Looking at the labour relations in Europe for the past few days I keep having a vision of my father walking into a room and saying “Home many airlines can strike in Europe?” then adjusting his tie, laughing and saying “No, seriously … I’m kidding…” as people stand around waiting for the punch line he’s sure to deliver.
Well to answer this question I think we need to go back a few days…last week a series of strikes in Greece caused flights to be canceled by the newly reorganized and privatized Olympic Air as well as Aegean Airlines.
Last Friday, the 12th of March, Alitalia, the Italian National Flag, Carrier canceled 146 flights when members of Italy’s largest Union staged a four-hour labour strike.
This week … pretty much everything is flying …
…coming up … British Airways faces a split seven-day strike by its cabin crewmembers whom are part of the Unite Union. The British Airways strike is set to begin Saturday March 20th thru March 22nd, and then start again on March 27th through March 30th.
Unite Union has begun talks with the International Brotherhood of Teamsters in the United States to try and impact British Airways flights in the United States after their strike action has placed them in a less than favourable light in the United Kingdom.
To counteract the cabin crews on strike, British Airways has taken the unusual move of training non-cabin staff to serve as flight attendants and chartering aircraft from other airlines to provide limited service on routes that would otherwise be impacted.
The British Airways strike is expected to cost the airline £100,000,000 in revenue, plus the cost of leasing charter aircraft.
At the same time the second half of the British Airways strike gets underway, TAP Portugal, the national flag carrier of Portugal is expecting its pilots to walk off the job for a six day strike from March 26th to March 31st.
TAP’s strike is expected to cost the airline upwards of €5,000,000 per day.
That seems like a lot of airlines on strike doesn’t it? Just like a bad infomercial you may watch at 3:30am … I’m not done yet!
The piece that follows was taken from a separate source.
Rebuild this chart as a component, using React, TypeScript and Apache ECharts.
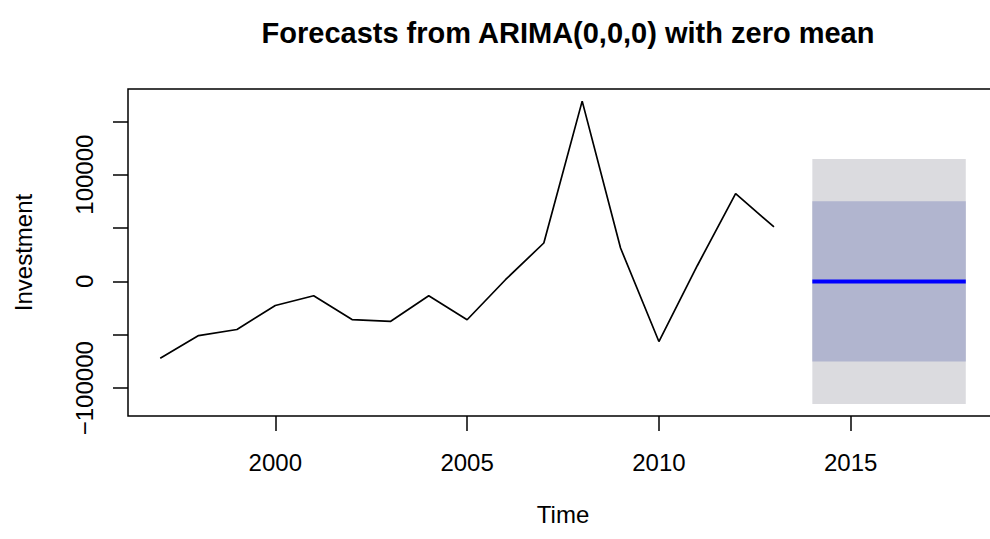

Members of Air France’s cabin crew union have announced their plans to stage a four-day strike from March 28th to March 31st. While Air France & its cabin crew Union have been in negotiations over crew changes on short and medium haul flights, the Air France cabin crew strike is officially “to support the British Airways staff in their strike.” A union spokesperson stated “We’ll be showing solidarity with our colleagues.”
So, flight attendants from Air France will punish their employer and their passengers to show support for the flight attendants from British Airways … the company’s long time competitive rival.
You know who wins out from all of this? No one … well maybe Lufthansa and its group of airlines … but no one else.
Happy Flying … unless you’re in Europe at the moment then Not-So-Happy Flying!